### [WRITTEN REQUEST]
Which lines hold the string "this"? Copy every one of them.
━━━ DATASET ENTRIES ━━━
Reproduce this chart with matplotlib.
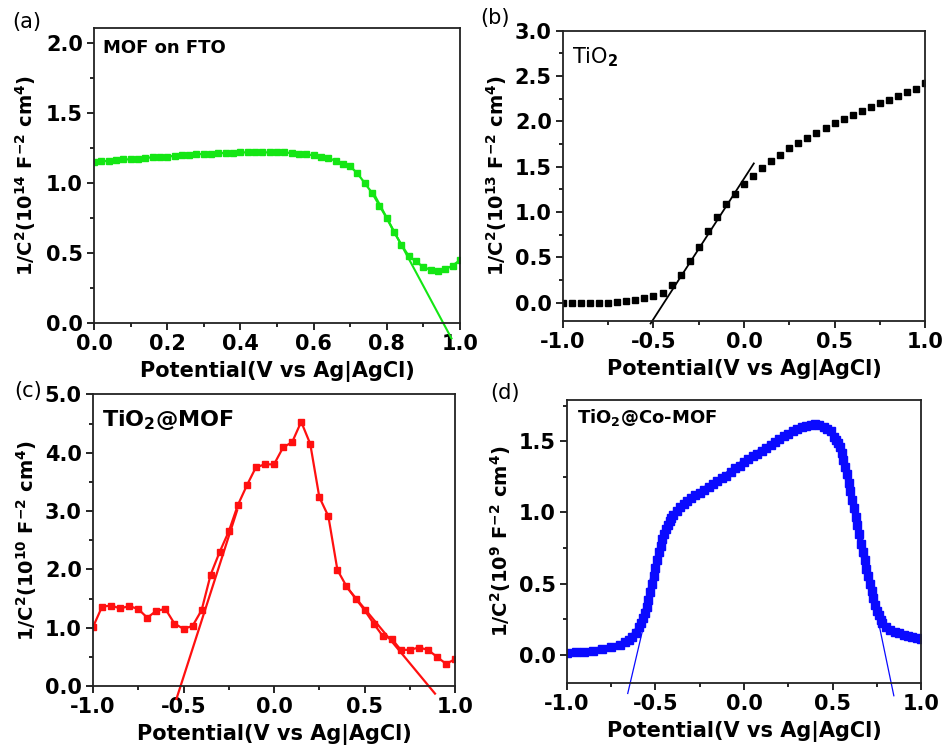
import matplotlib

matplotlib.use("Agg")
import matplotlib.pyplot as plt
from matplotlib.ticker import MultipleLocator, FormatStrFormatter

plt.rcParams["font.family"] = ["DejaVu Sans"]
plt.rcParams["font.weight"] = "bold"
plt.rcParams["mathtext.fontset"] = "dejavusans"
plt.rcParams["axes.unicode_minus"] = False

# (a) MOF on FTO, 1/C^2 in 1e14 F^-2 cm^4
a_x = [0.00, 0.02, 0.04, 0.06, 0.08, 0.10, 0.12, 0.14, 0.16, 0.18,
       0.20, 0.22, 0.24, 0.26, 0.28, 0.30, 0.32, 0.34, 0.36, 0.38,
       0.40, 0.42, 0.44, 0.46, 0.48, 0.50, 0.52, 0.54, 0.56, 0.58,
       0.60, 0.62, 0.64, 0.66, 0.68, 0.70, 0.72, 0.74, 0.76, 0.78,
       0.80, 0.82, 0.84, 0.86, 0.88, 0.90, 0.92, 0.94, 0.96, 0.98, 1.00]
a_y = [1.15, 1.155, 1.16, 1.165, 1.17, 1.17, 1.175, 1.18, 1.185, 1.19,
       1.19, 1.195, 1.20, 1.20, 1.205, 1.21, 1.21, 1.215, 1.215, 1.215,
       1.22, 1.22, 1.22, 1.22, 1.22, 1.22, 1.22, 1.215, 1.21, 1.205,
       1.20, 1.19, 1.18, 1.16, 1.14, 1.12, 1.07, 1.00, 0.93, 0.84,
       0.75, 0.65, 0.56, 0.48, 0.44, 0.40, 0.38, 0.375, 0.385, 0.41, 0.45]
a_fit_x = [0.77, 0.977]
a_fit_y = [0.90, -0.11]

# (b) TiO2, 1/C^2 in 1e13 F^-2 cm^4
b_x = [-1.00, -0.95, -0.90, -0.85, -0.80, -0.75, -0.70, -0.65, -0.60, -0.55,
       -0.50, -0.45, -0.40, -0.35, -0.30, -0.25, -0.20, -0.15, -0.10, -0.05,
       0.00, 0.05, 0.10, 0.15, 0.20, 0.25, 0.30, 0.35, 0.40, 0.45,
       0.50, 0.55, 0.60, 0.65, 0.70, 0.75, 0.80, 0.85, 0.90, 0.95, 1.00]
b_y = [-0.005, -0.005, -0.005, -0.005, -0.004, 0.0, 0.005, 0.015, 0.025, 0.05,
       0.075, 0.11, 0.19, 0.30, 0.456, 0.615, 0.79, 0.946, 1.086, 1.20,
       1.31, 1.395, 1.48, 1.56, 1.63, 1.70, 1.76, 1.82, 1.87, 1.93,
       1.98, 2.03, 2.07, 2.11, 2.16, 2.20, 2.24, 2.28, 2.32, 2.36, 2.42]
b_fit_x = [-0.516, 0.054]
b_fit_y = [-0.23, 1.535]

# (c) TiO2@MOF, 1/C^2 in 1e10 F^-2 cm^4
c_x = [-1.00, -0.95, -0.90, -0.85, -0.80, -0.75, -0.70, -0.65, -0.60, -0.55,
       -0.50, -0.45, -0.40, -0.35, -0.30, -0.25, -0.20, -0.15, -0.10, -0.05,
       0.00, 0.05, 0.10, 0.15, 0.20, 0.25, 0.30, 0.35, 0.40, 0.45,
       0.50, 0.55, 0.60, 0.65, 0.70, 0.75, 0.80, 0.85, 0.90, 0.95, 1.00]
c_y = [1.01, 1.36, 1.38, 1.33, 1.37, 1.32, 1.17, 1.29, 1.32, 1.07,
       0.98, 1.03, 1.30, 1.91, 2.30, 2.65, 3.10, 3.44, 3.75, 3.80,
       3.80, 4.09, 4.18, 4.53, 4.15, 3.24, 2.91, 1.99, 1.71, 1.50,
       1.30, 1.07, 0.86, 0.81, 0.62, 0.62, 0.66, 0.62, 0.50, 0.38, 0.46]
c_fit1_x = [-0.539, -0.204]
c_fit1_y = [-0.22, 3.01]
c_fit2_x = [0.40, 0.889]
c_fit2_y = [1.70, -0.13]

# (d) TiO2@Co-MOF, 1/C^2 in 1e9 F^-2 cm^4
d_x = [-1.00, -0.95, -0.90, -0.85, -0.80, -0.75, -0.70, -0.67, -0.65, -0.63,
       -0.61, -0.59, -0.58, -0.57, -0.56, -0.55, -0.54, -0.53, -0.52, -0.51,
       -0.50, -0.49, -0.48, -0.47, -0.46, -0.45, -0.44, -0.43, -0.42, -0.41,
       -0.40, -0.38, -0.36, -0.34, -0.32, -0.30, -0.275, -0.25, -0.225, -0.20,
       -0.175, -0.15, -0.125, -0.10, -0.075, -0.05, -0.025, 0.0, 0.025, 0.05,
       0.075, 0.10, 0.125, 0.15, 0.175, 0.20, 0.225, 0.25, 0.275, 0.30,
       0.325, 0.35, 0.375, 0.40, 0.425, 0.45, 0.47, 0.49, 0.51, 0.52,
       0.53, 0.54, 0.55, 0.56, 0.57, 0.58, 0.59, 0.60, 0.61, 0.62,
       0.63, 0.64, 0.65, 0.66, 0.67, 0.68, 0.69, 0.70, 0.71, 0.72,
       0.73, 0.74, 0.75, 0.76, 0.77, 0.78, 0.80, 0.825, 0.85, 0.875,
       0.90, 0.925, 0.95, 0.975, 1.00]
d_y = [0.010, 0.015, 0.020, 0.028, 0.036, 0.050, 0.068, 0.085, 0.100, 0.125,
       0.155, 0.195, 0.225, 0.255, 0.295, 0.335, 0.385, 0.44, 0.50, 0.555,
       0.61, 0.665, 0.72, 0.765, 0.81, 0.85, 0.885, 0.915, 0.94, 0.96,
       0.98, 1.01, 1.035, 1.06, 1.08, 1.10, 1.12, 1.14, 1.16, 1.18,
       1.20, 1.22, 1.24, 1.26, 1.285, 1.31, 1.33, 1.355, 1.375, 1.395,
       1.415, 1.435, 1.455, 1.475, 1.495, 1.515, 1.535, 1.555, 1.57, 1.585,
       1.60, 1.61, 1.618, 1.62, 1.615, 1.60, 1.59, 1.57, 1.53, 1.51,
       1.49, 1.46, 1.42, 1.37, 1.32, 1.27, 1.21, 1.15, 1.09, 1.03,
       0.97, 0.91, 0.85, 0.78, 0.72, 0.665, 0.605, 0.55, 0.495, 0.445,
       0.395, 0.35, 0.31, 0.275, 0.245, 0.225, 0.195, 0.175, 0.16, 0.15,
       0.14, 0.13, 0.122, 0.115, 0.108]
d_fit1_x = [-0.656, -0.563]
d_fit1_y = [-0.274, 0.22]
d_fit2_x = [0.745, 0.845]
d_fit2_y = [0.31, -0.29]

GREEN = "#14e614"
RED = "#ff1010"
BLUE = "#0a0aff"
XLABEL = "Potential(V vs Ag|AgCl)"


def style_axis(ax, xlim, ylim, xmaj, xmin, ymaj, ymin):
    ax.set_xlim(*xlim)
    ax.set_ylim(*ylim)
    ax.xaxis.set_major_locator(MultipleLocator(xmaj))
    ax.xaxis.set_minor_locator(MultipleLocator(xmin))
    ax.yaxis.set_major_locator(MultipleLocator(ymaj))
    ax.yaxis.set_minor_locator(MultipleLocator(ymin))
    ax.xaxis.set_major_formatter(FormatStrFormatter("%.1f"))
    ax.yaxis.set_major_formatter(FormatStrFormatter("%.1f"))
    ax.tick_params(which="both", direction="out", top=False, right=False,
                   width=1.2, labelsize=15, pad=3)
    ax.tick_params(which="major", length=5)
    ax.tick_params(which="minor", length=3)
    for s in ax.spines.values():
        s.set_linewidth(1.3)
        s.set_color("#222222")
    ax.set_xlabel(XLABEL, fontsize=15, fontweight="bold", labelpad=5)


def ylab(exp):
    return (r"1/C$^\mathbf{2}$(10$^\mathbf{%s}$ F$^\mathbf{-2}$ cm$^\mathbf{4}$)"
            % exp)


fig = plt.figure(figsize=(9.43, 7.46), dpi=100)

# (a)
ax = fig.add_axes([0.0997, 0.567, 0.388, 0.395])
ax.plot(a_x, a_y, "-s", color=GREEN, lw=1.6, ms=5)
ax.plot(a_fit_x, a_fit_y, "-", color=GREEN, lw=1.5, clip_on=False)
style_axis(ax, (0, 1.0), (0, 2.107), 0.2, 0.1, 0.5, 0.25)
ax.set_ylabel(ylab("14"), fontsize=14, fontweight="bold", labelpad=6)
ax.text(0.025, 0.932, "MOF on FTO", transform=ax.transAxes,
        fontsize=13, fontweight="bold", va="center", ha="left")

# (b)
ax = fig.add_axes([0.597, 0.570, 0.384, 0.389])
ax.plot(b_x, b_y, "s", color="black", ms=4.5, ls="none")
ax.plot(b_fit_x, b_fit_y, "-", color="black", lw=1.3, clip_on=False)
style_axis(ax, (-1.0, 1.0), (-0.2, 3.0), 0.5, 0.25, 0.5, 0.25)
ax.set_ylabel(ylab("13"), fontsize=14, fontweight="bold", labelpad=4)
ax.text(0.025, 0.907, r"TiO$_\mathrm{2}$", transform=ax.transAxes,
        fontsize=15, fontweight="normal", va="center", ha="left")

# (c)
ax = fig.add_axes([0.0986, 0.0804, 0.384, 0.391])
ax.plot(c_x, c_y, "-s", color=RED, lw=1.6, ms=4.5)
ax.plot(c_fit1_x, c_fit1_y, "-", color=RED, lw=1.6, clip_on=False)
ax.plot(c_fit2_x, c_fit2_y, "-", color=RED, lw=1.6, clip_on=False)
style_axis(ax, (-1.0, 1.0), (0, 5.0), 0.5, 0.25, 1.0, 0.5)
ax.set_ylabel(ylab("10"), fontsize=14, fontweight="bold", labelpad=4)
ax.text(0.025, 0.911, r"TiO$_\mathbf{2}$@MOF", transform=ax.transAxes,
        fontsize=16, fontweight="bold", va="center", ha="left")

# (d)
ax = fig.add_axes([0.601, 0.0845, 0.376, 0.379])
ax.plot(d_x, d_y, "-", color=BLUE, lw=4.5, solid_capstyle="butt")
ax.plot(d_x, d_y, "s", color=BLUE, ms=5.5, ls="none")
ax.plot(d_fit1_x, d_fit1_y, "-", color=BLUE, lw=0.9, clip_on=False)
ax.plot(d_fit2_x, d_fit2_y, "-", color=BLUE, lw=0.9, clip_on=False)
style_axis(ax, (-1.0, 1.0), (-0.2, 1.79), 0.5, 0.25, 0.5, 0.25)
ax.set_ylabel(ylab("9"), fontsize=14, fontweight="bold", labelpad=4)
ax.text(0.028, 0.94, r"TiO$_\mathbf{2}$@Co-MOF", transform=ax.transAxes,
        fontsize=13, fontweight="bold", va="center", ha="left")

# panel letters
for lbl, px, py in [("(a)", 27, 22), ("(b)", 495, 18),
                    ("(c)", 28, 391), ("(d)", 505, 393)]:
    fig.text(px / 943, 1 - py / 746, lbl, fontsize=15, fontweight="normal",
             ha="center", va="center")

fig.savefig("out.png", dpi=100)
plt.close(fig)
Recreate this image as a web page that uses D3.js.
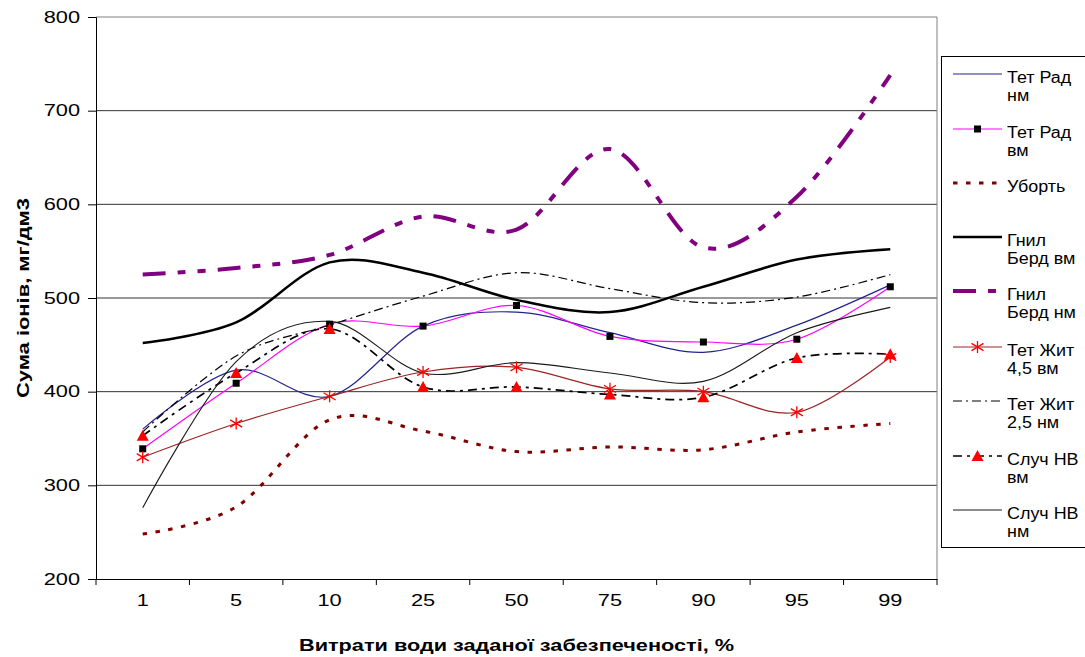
━━━
### [WRITTEN SOLUTION]
Reproduce this chart with matplotlib.
Recreate this image as a web page that uses D3.js.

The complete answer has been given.